El hecho fugaz de haber seleccionado este trozo de Cien años de soledad no se debe a un hecho oscuro promovido por alguna señal del azar. Aquí se percibe el valor profundo de la palabra en el idioma de Márquez, el connotativo poder del adjetivo imposible. Se resume en esta cita la historia repetida de esos cien años de olvido recordado o de memoria olvidada, la congelación repetida de los mismos hechos que paralizaron la narración, la escueta realidad de una familia condenada a no avanzar, apelmazada en los manuscritos de Melquíades, quien, al mismo tiempo, traza un soporte metanarrativo donde podemos ver al escritor como alguien que deslía mentiras para convetirlas en verdades, como alguien que desdibuja la historia para volver a trazarla con su imaginación, dando relieve y forma al destino de sus personajes.

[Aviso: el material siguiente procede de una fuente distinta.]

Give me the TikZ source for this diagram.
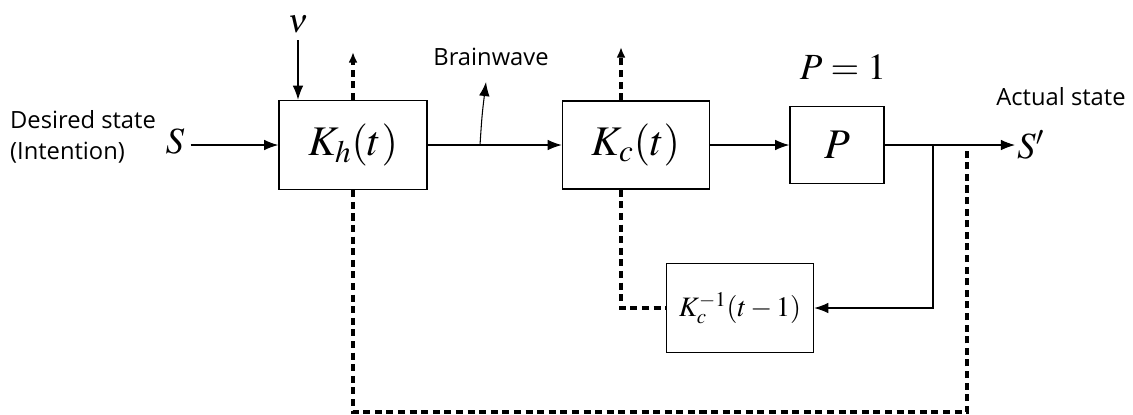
\documentclass[tikz,border=0pt]{standalone}
\usepackage{mathptmx}
\usepackage{fontspec}
\setmainfont{Open Sans}
\usetikzlibrary{arrows.meta}

\tikzset{
    block/.style={draw,line width=0.9pt,inner sep=0pt},
    sig/.style={line width=0.6pt,-{Latex[length=8pt,width=6pt]}},
    fb/.style={line width=1.8pt,dash pattern=on 4pt off 2.6pt},
    fbtip/.style={-{Latex[length=6pt,width=5pt]}},
    lbl/.style={font=\fontsize{13.5}{18}\selectfont,inner sep=0pt}
}

\begin{document}
\begin{tikzpicture}[x=0.02cm,y=-0.02cm]
    \useasboundingbox (0,0) rectangle (1133,414);
    \node[block,minimum width=2.96cm,minimum height=1.78cm,font=\fontsize{24}{28}\selectfont] (kh) at (353,145) {$K_h(t)$};
    \node[block,minimum width=2.94cm,minimum height=1.76cm,font=\fontsize{24}{28}\selectfont] (kc) at (636,145) {$K_c(t)$};
    \node[block,minimum width=1.88cm,minimum height=1.54cm,font=\fontsize{24}{28}\selectfont] (p) at (837,145) {$P$};
    \node[block,minimum width=2.94cm,minimum height=1.78cm,font=\fontsize{16}{20}\selectfont] (kinv) at (740,308) {$K_c^{-1}(t-1)$};
    \node[font=\fontsize{21}{25}\selectfont] (pone) at (843,67) {$P=1$};
    \node[font=\fontsize{21}{25}\selectfont] (s) at (175,141) {$S$};
    \node[font=\fontsize{21}{25}\selectfont,anchor=west,inner sep=1pt] (sout) at (1015,145) {$S'$};
    \node[font=\fontsize{19}{22}\selectfont,inner sep=0pt] (nu) at (298,24) {$\nu$};
    \node[lbl,align=left] (des) at (83,137) {Desired state\\(Intention)};
    \node[lbl] (act) at (1061,97) {Actual state};
    \node[lbl] (bw) at (491,57) {Brainwave};
    \coordinate (nuin) at (298,40);
    \coordinate (tap) at (933,145);
    \coordinate (khup) at (353,52);
    \coordinate (kcup) at (621,47);
    \coordinate (bwtip) at (486,82);
    \coordinate (bwfoot) at (480,145);
    \coordinate (botl) at (353,412);
    \coordinate (botr) at (967,412);
    \coordinate (retop) at (967,148);
    \draw[sig] (s.east |- kh) -- (kh);
    \draw[sig] (nuin) -- (nuin |- kh.north);
    \draw[sig] (kh) -- (kc);
    \draw[sig] (kc) -- (p);
    \draw[sig] (p) -- (sout);
    \draw[sig] (tap) |- (kinv.east);
    \draw[sig] (bwfoot) .. controls (482,115) .. (bwtip);
    \draw[fb,fbtip] (kh.north) -- (khup);
    \draw[fb,fbtip] (kcup |- kc.north) -- (kcup);
    \draw[fb] (kcup |- kc.south) |- (kinv.west);
    \draw[fb] (kh.south) -- (botl) -- (botr) -- (retop);
\end{tikzpicture}
\end{document}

Además, la fuerza del amor secreto, el carpe diem de hacer lo que realmente deseamos, aunque sea un riesgo, la batalla incandescente y soberbia del amor, del deseo reservado en nuestro lado más animal, y que cuando se ha conseguido el pacto de no agresión, la guerra se transforma en un hecho que no podemos olvidar y es cuando nos dejamos llevar, para completar las hojas en blanco que tenemos delante y que no son más que, a veces, las sábanas mal tendidas, arrugadas, que mal cubren el colchón. La historia de los Buendía ya se escribió hace mucho pero Melquíades la rescató de la memoria de Gabo. Esos cien años de silencio simbolizan, en alguna parte, una Historia de la Literatura Universal: en ellos confluyen y convergen, a veces paralelos y otras perpendiculares, todos los objetos y fuentes que forman la memoria literaria de cualquier escritor y de cualquier lector. Sin horizonte de expectativa posible, el hueco olvidado de la pasión se rellena con una espiral de la que la literatura nunca saldrá, al igual que los Buendía nunca podrán escapar de sus colas de cerdo y de sus cruces de ceniza, porque la muerte acampa en cualquier lado y sólo queda la memoria colectiva del olvido. Después de los manuscritos de Melquíades ya no queda nada, ni siquiera el silencio, porque nuestro destino ya está narrado en alguna parte.